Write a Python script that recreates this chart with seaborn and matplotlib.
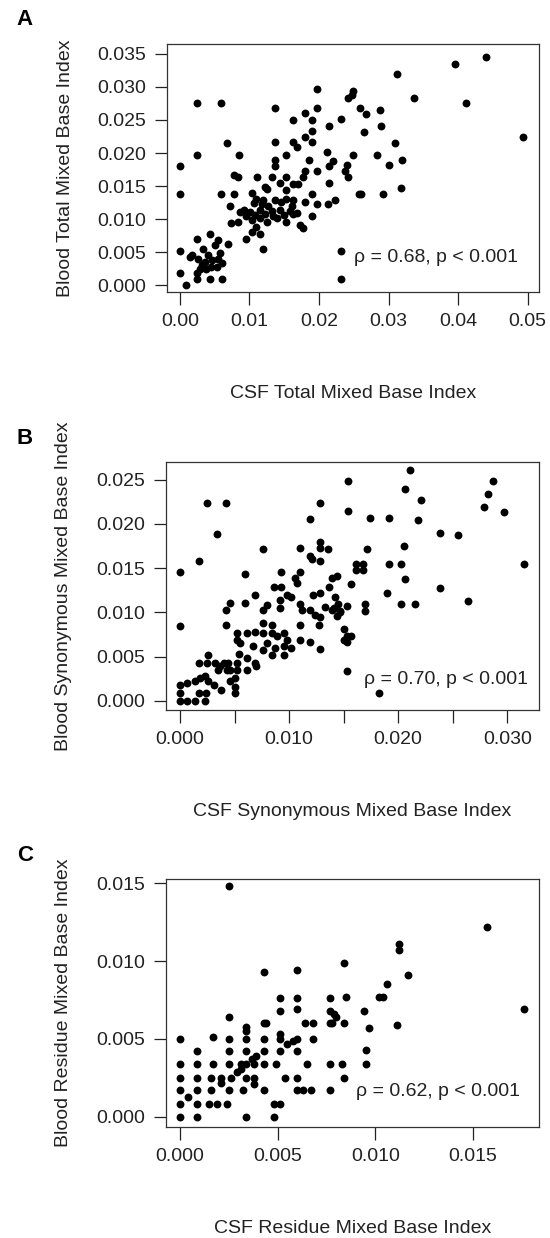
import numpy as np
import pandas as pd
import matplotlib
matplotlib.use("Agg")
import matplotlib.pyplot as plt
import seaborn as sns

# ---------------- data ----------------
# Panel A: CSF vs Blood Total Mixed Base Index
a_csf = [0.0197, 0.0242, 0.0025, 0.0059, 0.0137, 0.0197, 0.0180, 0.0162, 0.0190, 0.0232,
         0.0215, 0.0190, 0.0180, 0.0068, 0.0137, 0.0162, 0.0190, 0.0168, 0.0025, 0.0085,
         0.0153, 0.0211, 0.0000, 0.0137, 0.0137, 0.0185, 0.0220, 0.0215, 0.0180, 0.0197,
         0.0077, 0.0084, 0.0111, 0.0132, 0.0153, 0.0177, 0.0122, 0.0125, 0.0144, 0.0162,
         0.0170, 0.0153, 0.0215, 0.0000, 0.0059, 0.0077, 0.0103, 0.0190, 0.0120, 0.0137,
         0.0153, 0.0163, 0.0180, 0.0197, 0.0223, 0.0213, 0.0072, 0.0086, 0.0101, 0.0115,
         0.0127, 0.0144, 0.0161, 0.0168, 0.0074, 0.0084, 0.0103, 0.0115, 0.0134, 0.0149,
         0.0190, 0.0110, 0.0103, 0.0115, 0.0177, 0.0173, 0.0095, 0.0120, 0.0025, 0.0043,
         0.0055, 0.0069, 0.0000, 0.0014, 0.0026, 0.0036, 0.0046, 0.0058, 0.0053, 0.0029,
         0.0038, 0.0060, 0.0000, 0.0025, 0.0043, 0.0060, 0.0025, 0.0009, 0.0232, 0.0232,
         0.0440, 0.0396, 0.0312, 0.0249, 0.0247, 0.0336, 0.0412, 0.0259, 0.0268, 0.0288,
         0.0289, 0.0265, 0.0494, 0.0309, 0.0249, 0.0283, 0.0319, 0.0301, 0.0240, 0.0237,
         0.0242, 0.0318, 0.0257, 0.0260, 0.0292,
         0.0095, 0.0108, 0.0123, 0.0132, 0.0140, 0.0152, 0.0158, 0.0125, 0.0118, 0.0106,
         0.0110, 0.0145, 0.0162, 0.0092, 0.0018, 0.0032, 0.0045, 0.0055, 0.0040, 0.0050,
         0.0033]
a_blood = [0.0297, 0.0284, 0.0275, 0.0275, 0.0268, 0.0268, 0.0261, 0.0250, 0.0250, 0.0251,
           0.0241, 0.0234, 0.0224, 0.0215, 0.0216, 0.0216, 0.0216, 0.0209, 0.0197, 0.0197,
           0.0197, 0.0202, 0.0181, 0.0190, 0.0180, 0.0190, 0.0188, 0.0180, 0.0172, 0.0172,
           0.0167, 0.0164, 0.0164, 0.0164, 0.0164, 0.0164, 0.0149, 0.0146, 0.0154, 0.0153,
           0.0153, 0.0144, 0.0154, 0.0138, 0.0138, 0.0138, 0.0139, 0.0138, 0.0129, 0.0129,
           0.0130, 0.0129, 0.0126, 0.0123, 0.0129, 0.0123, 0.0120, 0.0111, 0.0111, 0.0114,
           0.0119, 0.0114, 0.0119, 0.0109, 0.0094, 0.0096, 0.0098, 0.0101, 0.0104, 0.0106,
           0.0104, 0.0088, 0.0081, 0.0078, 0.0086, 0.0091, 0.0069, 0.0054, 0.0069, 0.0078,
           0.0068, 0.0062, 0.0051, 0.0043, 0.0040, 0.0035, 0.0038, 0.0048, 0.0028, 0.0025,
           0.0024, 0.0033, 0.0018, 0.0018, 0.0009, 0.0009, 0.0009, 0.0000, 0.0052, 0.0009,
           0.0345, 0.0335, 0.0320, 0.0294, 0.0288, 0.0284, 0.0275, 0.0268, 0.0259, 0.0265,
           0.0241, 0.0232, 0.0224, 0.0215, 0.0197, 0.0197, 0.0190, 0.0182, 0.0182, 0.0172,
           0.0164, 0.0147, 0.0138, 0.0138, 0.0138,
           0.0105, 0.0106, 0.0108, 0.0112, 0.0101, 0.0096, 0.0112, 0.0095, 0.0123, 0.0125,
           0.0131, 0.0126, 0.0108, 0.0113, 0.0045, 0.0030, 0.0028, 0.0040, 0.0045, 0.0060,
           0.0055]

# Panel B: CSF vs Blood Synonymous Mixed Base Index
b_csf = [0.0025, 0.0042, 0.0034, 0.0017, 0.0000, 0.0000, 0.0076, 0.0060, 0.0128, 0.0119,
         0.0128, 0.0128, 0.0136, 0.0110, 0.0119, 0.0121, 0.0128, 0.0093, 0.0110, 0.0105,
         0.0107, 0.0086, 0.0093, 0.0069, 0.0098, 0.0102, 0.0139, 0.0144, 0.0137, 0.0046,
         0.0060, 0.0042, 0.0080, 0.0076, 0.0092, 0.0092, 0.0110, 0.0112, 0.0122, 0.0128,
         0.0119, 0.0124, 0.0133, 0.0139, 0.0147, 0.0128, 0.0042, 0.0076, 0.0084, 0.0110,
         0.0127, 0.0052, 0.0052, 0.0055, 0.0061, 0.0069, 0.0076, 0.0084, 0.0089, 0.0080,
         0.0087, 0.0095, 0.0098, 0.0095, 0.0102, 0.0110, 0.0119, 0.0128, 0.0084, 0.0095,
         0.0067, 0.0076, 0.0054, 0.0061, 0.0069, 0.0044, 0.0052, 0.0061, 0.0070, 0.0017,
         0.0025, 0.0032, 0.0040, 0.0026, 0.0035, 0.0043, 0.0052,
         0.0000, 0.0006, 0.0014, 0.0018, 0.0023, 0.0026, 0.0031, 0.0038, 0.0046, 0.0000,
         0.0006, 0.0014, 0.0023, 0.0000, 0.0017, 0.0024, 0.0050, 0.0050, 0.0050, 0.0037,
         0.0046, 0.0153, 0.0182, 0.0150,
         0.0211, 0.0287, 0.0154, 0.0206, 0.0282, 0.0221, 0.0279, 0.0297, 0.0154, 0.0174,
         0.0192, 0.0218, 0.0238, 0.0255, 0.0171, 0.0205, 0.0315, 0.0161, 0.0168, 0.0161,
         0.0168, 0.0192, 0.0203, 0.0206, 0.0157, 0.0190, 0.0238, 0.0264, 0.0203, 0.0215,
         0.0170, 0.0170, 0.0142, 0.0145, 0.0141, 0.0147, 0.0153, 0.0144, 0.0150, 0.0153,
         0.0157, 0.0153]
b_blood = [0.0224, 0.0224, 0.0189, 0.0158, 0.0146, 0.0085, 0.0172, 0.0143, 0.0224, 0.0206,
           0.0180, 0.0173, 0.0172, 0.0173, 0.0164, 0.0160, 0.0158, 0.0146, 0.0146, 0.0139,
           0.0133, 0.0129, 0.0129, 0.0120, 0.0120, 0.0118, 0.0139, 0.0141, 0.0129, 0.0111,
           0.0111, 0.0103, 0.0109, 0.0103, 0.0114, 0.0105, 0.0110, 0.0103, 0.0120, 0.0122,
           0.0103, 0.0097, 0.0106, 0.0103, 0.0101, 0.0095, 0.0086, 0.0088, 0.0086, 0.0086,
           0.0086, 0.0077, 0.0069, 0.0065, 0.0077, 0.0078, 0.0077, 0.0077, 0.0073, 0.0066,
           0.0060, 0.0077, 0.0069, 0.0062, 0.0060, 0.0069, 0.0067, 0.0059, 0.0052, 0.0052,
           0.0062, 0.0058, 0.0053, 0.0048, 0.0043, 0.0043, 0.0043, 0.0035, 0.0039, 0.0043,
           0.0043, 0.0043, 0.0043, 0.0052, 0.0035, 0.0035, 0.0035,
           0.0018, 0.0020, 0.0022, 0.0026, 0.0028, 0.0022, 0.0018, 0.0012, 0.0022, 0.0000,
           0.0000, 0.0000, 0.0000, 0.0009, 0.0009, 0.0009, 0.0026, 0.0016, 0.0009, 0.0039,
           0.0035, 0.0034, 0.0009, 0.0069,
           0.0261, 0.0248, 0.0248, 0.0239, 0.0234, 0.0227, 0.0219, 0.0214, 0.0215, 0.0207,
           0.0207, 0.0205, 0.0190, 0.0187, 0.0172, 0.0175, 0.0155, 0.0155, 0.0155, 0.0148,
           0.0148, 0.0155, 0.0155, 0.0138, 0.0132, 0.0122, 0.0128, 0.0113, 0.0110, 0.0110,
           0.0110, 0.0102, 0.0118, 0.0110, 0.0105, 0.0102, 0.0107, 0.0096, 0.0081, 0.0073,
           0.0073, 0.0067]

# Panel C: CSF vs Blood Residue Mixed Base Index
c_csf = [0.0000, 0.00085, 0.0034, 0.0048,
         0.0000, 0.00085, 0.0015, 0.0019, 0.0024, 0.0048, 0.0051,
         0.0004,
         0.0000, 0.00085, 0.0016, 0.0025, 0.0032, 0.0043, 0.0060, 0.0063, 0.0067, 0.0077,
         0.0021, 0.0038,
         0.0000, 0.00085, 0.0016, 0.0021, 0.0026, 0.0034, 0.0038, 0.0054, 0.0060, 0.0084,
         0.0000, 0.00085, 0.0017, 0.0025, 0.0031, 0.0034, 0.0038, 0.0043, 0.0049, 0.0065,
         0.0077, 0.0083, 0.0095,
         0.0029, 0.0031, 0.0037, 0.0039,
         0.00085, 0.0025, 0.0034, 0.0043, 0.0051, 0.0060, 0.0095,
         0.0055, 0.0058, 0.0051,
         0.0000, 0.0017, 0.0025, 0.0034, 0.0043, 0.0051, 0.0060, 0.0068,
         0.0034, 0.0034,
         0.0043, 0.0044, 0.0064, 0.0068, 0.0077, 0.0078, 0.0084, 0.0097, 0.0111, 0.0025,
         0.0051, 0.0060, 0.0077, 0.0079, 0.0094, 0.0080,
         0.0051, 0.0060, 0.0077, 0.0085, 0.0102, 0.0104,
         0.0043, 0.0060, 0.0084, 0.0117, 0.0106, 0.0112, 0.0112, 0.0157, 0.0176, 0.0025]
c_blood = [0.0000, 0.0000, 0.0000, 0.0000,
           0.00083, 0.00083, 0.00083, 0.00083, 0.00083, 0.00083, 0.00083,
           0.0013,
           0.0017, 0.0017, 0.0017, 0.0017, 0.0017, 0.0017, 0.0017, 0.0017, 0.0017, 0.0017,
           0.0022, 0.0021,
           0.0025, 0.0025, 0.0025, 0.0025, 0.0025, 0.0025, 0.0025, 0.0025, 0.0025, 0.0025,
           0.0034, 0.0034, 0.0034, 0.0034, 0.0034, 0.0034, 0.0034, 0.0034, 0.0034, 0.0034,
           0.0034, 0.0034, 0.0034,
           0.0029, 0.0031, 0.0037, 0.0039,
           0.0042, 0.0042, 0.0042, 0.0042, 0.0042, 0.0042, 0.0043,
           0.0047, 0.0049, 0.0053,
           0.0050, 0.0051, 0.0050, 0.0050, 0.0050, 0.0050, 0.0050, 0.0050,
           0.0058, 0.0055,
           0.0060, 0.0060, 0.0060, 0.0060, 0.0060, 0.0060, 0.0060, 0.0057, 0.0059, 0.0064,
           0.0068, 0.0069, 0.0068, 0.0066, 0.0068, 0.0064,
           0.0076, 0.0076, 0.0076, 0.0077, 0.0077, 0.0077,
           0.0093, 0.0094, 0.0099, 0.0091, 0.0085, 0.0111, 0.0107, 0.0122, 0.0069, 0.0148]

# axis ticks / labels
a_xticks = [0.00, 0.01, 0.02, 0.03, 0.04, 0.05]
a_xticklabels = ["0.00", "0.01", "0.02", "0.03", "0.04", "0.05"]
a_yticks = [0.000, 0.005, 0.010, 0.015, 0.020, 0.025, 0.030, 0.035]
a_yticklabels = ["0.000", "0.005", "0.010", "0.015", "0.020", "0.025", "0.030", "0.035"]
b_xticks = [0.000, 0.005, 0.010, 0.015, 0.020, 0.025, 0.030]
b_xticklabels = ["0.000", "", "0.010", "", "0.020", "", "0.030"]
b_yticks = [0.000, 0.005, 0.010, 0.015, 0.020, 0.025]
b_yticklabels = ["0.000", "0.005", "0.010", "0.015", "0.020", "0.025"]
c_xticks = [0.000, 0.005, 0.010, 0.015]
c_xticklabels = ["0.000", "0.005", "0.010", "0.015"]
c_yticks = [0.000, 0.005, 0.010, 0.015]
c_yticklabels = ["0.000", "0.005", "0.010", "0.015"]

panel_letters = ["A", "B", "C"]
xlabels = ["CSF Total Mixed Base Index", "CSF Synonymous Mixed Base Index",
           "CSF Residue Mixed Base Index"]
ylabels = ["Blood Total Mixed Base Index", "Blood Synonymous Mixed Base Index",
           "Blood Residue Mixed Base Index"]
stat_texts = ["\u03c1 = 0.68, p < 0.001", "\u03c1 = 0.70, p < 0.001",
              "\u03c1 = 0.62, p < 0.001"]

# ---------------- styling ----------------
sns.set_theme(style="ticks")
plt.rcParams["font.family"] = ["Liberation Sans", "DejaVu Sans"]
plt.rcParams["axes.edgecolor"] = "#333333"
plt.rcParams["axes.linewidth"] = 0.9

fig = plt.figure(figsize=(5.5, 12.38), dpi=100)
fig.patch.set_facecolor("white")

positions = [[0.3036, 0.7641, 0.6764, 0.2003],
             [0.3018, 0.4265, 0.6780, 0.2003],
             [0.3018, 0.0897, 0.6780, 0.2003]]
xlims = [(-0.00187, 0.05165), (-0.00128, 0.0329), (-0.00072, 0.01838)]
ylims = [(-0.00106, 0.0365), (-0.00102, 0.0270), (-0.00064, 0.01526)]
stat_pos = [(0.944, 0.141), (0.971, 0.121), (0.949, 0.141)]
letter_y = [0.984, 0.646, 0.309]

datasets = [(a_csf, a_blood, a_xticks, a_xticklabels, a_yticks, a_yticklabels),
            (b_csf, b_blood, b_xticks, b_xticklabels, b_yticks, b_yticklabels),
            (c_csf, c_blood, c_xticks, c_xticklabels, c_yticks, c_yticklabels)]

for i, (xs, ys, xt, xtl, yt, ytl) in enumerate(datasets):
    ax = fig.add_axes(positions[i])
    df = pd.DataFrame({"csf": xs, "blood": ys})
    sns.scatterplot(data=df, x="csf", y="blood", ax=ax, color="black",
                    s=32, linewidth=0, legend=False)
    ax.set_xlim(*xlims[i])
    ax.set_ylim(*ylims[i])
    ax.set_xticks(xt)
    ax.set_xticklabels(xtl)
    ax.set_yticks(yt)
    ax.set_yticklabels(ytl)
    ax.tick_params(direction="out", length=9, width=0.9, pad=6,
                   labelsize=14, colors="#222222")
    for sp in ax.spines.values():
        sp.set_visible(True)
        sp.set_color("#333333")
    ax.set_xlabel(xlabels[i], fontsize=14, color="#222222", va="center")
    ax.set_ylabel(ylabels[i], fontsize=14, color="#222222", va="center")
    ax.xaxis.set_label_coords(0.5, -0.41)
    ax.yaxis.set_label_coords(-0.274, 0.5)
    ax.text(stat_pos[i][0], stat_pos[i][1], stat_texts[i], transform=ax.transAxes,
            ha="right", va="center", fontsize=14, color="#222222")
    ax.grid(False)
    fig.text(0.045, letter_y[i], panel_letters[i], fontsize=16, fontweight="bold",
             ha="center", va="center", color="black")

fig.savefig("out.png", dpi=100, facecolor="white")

##############################

• [TASK BRIEF] Pictures are excluded: retype only the lines from the beginning of the listing above through the line with "import seaborn as sns", both included.

• [ANSWER BELOW]
Write a Python script that recreates this chart with seaborn and matplotlib.
import numpy as np
import pandas as pd
import matplotlib
matplotlib.use("Agg")
import matplotlib.pyplot as plt
import seaborn as sns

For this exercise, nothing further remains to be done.